Sorpresa della Linke
Dai voti tuttora «congelati» dell’AfD si passa a quelli anch’essi poco spendibili della Linke (Sinistra). Il partito socialcomunista erede della PDS, che un anno fa era stato dato per spacciato, rientra di slancio in corsa conquistando l’8,6% dei voti, quasi 3,5 punti in più rispetto al 2021.
Se la vittoria dell’AfD a destra era prevista, la buona affermazione della Linke conferma la polarizzazione del voto. Oltre il 20% degli elettori ha infatti votato per un partito che chiede sicurezza alle frontiere, l’8,6% per una formazione che domanda più sicurezza sociale - la Linke pretende, in primo luogo un tetto agli affitti - e un altro 4,9/5% ha scelto il Bündnis Sahra Wagenknecht BSW, il partito «rossobruno», nato da una costola della Linke ma dall’agenda più spiccatamente nazionalista e securitaria.

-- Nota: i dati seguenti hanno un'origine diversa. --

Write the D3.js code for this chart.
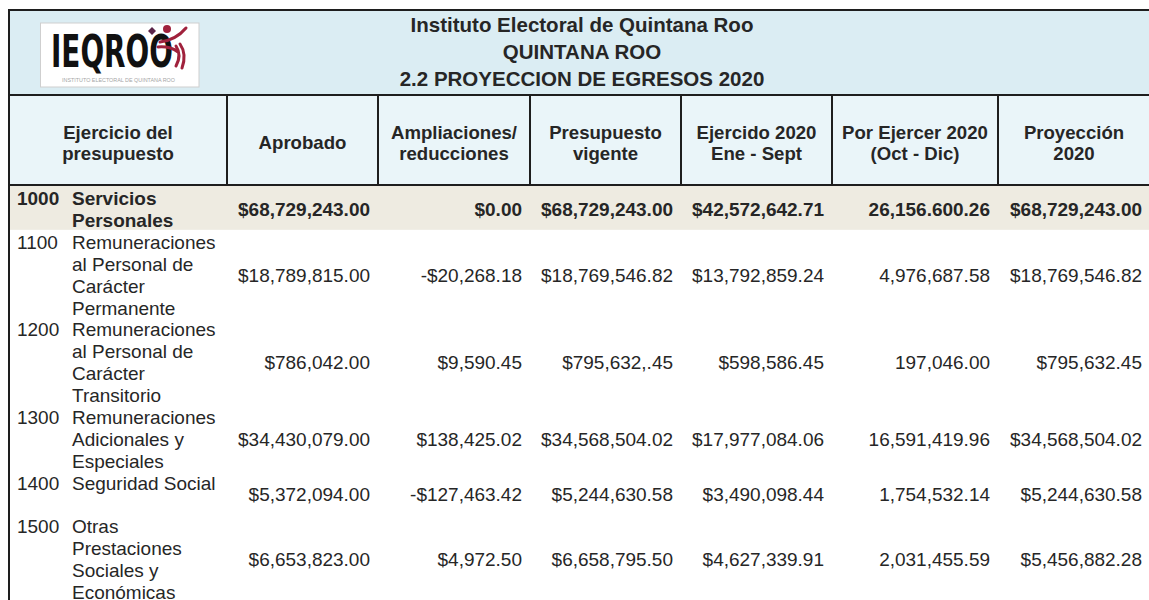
<!DOCTYPE html>
<html>
<head>
<meta charset="utf-8">
<script src="https://cdn.jsdelivr.net/npm/d3@7"></script>
<style>
  body { margin: 0; background: #fff; }
  svg { display: block; font-family: "Liberation Sans", Arial, sans-serif; }
</style>
</head>
<body>
<div id="chart"></div>
<script>
// table content
var titleLines = ["Instituto Electoral de Quintana Roo", "QUINTANA ROO", "2.2 PROYECCION DE EGRESOS 2020"];
var headers = [["Ejercicio del", "presupuesto"], ["Aprobado"], ["Ampliaciones/", "reducciones"],
  ["Presupuesto", "vigente"], ["Ejercido 2020", "Ene - Sept"], ["Por Ejercer 2020", "(Oct - Dic)"], ["Proyección", "2020"]];
var codes = ["1000", "1100", "1200", "1300", "1400", "1500"];
var conceptos = [
  ["Servicios", "Personales"],
  ["Remuneraciones", "al Personal de", "Carácter", "Permanente"],
  ["Remuneraciones", "al Personal de", "Carácter", "Transitorio"],
  ["Remuneraciones", "Adicionales y", "Especiales"],
  ["Seguridad Social", ""],
  ["Otras", "Prestaciones", "Sociales y", "Económicas"]
];
var aprobado = ["$68,729,243.00", "$18,789,815.00", "$786,042.00", "$34,430,079.00", "$5,372,094.00", "$6,653,823.00"];
var ampliaciones = ["$0.00", "-$20,268.18", "$9,590.45", "$138,425.02", "-$127,463.42", "$4,972.50"];
var vigente = ["$68,729,243.00", "$18,769,546.82", "$795,632,.45", "$34,568,504.02", "$5,244,630.58", "$6,658,795.50"];
var ejercido = ["$42,572,642.71", "$13,792,859.24", "$598,586.45", "$17,977,084.06", "$3,490,098.44", "$4,627,339.91"];
var porEjercer = ["26,156.600.26", "4,976,687.58", "197,046.00", "16,591,419.96", "1,754,532.14", "2,031,455.59"];
var proyeccion = ["$68,729,243.00", "$18,769,546.82", "$795,632.45", "$34,568,504.02", "$5,244,630.58", "$5,456,882.28"];

var valueCols = [aprobado, ampliaciones, vigente, ejercido, porEjercer, proyeccion];

// layout
var W = 1149, H = 600;
var colEdges = [9, 227, 378, 530, 681, 832, 998, 1150];
var textColor = "#262626", lineColor = "#1e1e1e";
var fs = 17.5, sx = 1.086;   // body text is a bit wide / flat in the source

var svg = d3.select("#chart").append("svg")
  .attr("width", W).attr("height", H);

function place(x, y0) { return "translate(" + x + "," + y0 + ") scale(" + sx + ",1)"; }

// bands
svg.append("rect").attr("x", 9).attr("y", 10).attr("width", W).attr("height", 85).attr("fill", "#dbedf3");
svg.append("rect").attr("x", 9).attr("y", 95).attr("width", W).attr("height", 90).attr("fill", "#eaf5f9");

// rows: cumulative line index
var starts = [], acc = 0;
conceptos.forEach(function(c) { starts.push(acc); acc += c.length; });
var y = d3.scaleLinear().domain([0, 18]).range([199, 593]);

svg.append("rect").attr("x", 9).attr("y", 185).attr("width", W)
  .attr("height", y(1.5) - 2 - 185).attr("fill", "#eeebe1");

// title
var yTitle = d3.scaleLinear().domain([0, 2]).range([24.5, 79]);
svg.selectAll(".title").data(titleLines).enter().append("text")
  .attr("x", 582).attr("y", function(d, i) { return yTitle(i); })
  .attr("dy", "0.35em").attr("text-anchor", "middle")
  .attr("font-size", 20.5).attr("font-weight", "bold").attr("fill", textColor)
  .text(function(d) { return d; });

// header
headers.forEach(function(h, c) {
  var cx = (colEdges[c] + colEdges[c + 1]) / 2;
  svg.append("g").selectAll("text").data(h).enter().append("text")
    .attr("x", cx)
    .attr("y", function(d, i) { return 142.5 + (i - (h.length - 1) / 2) * 21; })
    .attr("dy", "0.35em").attr("text-anchor", "middle")
    .attr("font-size", 18.6).attr("font-weight", "bold").attr("fill", textColor)
    .text(function(d) { return d; });
});

// body rows
var rows = svg.selectAll(".row").data(codes).enter().append("g").attr("class", "row")
  .attr("font-size", fs).attr("fill", textColor)
  .attr("font-weight", function(d, i) { return i === 0 ? "bold" : "normal"; });

rows.append("text").attr("transform", function(d, i) { return place(17, y(starts[i])); })
  .attr("dy", "0.35em").text(function(d) { return d; });

rows.each(function(d, i) {
  var g = d3.select(this);
  g.selectAll(".desc").data(conceptos[i]).enter().append("text")
    .attr("transform", function(t, k) { return place(72, y(starts[i] + k)); })
    .attr("dy", "0.35em").text(function(t) { return t; });
  var mid = y(starts[i] + (conceptos[i].length - 1) / 2);
  g.selectAll(".val").data(valueCols).enter().append("text")
    .attr("transform", function(col, c) { return place(colEdges[c + 2] - 8, mid); })
    .attr("dy", "0.35em").attr("text-anchor", "end")
    .text(function(col) { return col[i]; });
});

// lines
function hline(y0) {
  svg.append("line").attr("x1", 8).attr("x2", W).attr("y1", y0).attr("y2", y0)
    .attr("stroke", lineColor).attr("stroke-width", 2);
}
hline(10); hline(95); hline(185);
svg.append("line").attr("x1", 9).attr("x2", 9).attr("y1", 9).attr("y2", H)
  .attr("stroke", lineColor).attr("stroke-width", 2);
svg.selectAll(".vdiv").data(colEdges.slice(1, 7)).enter().append("line")
  .attr("x1", function(d) { return d; }).attr("x2", function(d) { return d; })
  .attr("y1", 95).attr("y2", 185).attr("stroke", lineColor).attr("stroke-width", 2);

// logo
var logo = svg.append("g");
logo.append("rect").attr("x", 40.5).attr("y", 23).attr("width", 158.5).attr("height", 64)
  .attr("fill", "#fff").attr("stroke", "#cfcfcf").attr("stroke-width", 1);
logo.append("text").attr("x", 51).attr("y", 67).attr("font-family", "'Liberation Sans Narrow', 'DejaVu Sans Condensed', sans-serif")
  .attr("font-weight", "bold").attr("font-size", 44).attr("fill", "#111")
  .attr("textLength", 122).attr("lengthAdjust", "spacingAndGlyphs").text("IEQROO");
logo.append("path").attr("d", "M160,42 Q176,40 186,28 M158,47 Q170,46 178,52 M176,46 Q182,55 176,66 M180,44 Q187,54 182,68")
  .attr("fill", "none").attr("stroke", "#a0213c").attr("stroke-width", 3).attr("stroke-linecap", "round");
logo.append("circle").attr("cx", 167).attr("cy", 29).attr("r", 4).attr("fill", "#a0213c");
logo.append("path").attr("d", "M152,27 L156,31 L152,35 L148,31 Z").attr("fill", "#5a2448");
logo.append("text").attr("x", 62).attr("y", 82).attr("font-size", 4.5).attr("fill", "#a5a5a5")
  .attr("textLength", 113).attr("lengthAdjust", "spacingAndGlyphs")
  .text("INSTITUTO ELECTORAL DE QUINTANA ROO");
</script>
</body>
</html>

Per assicurarsi l’accesso al Bundestag i partiti devono superare la soglia di sbarramento del 5%: per sapere se il BSW porterà in aula i propri deputati sarà dunque necessario attendere fino alla fine dello spoglio delle schede.
Lindner lascia la politica attiva
Fra i partiti perdenti ce n’è un altro destinato a restare fuori dal Bundestag: parliamo dei Liberali (FDP) dell’ex ministro delle Finanze Christian Lindner, il quale ha annunciato di voler lasciare la politica attiva. La FDP è precipitata dall’11,4 al 4,7% scontando la non commendevole esperienza di Governo con SPD e Verdi, partiti che, al netto del consenso sul sostegno all’Ucraina, hanno idee diverse dai Liberali in tema di welfare, agricoltura, ambiente e trasporti, energia e sviluppo industriale.
Molto male fa poi la SPD di Olaf Scholz: il partito socialdemocratico si è inabissato di quasi dieci punti, dal 25,7% del 2021 al 16,2%. «È stata un’amara sconfitta di cui mi assumo la responsabilità», ha detto il cancelliere arrivato probabilmente alla fine della sua carriera politica. In serata Scholz ha fatto sapere che se ci saranno negoziati con la Cdu per la formazione del nuovo Governo, lui non li vorrà condurre. Il tonfo della SPD non sorprende: l’economia tedesca è stagnante, gli attacchi terroristici si susseguono senza sosta e, come se non bastasse, Scholz è da anni il politico meno popolare nel Paese.
Un po’ meno peggio hanno fatto i Verdi, che hanno contenuto le perdite a 2,9 punti, arrestandosi all’11,8%, ma restano un partito forte all’Ovest e debole all’Est.
Conclusa la sbornia elettorale, la sfida più immediata è la formazione del Governo, responsabilità che ricade sulle spalle di Merz. La sua scelta però è obbligata. Esclusa una coalizione con AfD, un Merz non fortissimo dovrà convolare a nozze con una SPD ai minimi termini. E se il soccorso socialdemocratico non basterà, Merz dovrà bussare anche a casa dei Verdi con il rischio di fare politiche di sinistra, così come profetizzato da Weidel.